Panel Discussion – Funding Agencies [ #rdlmw ]

    Michael Huerta – NIH/NLM

Benefits of data sharing include tansparency, reanalysis, integration, algorithm development
Data sharing has costs
Sharing data is good, but sharing all data probably isn’t.
Should data be shared? Considerations:
– maturity of science – exploratory vs. well understood (might make more sense to share)
– maturity of means of collections – unique means might not be valuable for others
– amount and complexity of data – more might be better for sharing
– utility of the data – to research community and public
– ethical and policy considerations

At NIH have formulas to guide applicants in formulating data sharing plans – important questions to address (NIH requirements kick in for direct costs > $500k/yr, but are revisiting).
– What data will be shared – domain, file type, format type, QA methods, raw and/or processed, individual/summary etc.
– who will have access? Public? research community? more restricted?
– where will data be located? what’s the plan for maintenance?
– when will data be shared? at collection, or publication? incremental release of longtitudinal data?
– How will researchers locate and access data?

NIH success stories –
– Data resources – NLM: Genbank, dbGaP, PubChem, ClincalTrials.gov; NIH Blueprint for Neuroscience Research: NITRC, NIF, Human Connectome Project; NIH National Database for Autism Research – all autism research data from human subjects, federated with other resources.

    Jennifer Schopf – NSF

NSF Data policy is NOT changing – it just wasn’t enforced very broadly.
What has changed is that since mid-January every proposal that comes in must have a data management plan. DMP plan may include – types of data, standards for data and metadata, policies for access, policies for re-use, plans for archiving. Community driven and reviewed – there aren’t generally accepted definitions and practices across all the disciplines. It is acceptable to have a plan that says “I don’t plan to share my data” – but then you should probably explain why. Expected to grow and change over time, the same way impact and review criteria have changed over time.

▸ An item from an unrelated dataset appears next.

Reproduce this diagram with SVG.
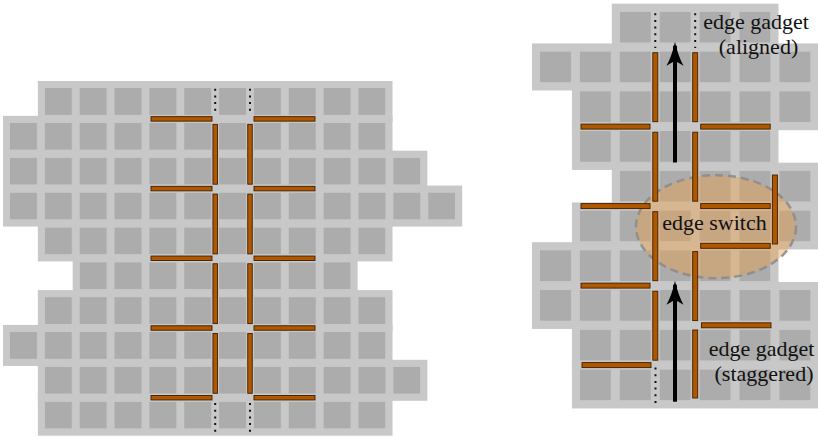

Within NSF, looking at implications of sharing data from a computer science point of view. There is a cross-NSF task force called ACCI data task force (Tony Hey and Dan Atkins).

Trying to enable data-enabled science.

What are the perceived roles of internal support mechanisms for data lifecycles? How are we looking to interact with libraries, local archives, etc? How are researchers, librarians, CIOs, etc think about linking to regional or national efforts, and how can NSF help support this?

    Don Waters – Mellon Foundation

Most humanist disciplines depend on durable data. The digital humanities are, like e-science, changing. Witnessing massive defunding of higher education across the country, so we need to work to address common problem together.

The definition of data needs to be wider than numerical information, but not as broad as bit-level. Don defines data as being primary sources. Scientific data come in many of the same forms as humanistic data.

Data now depends on sensors and capture instruments. There’s a tendency to treat these curation issues as novel – even if they’re new to scientists, they’re familiar to humanists that have had to interpret very rich types of data – data driven scholarship is not new.

What is new is the formalization of traditional interpretive activities and powerful algorithms that can work on this data. Projects in humanities have moved the needle, but there are problems with curating data.

To achieve promise a flexible and scalable repository structure is needed. Mellon has been experimenting for over a decade. ArtStor is one example. Universities and scholarly societies have been willing to step up and provide places to store these data. Bamboo is a virtual research environment for various forms of humanistic data.

A question is raised about how NSF if working with the National Archives – they’ve been collaborating and expect to continue.

Another question is about who is the ultimate owner of data? From Mellon, data are institutionally owned and grants have explicit agreements that require institutions to gather rights from creators. NSF doesn’t have as formal a process, but NSF makes grants to institutions. From NIH, ultimately the owners are those that pay for it, which are the taxpayers. Cliff notes that it’s not clear in the US whether data (a collection of facts) can be owned. So it comes down to who has control over it. Control obligations can be shaped by contracts between funders and institutions. It’s different overseas. Don notes that in the humanities, at least, the data are often other works that have their own IP issues so rights need to be negotiated.

David asks about opportunities for sharing across institutions and disciplines. Mike answers that bringing together resources is useful, and that requires work to converge on common definitions and formats. The work they’ve done with the autism research is a good example. Once you’ve got things defined, the data can reside anywhere and there’s no onus for supporting a large infrastructure. NSF supports a wide variety of research – solutions for sharing are not easy. Shared metadata is a good idea. Don notes that there are differences that get in the way of sharing data and finding ground for shared community is a big part of the work that needs to be done. Some of that has been done at the repository level, much less at the level of tools for use of data.

Grace asks whether funding agencies are starting to do more assessment of longer-term impacts? It seems like innovation is more key to getting funding rather than sustainability or impact. At Mellon they separate the infrastructure from the innovative – and in Don’s division grants don’t get made unless they have a sustainability story. At NSF grants that support infrastructure evaluation of impact is becoming more common.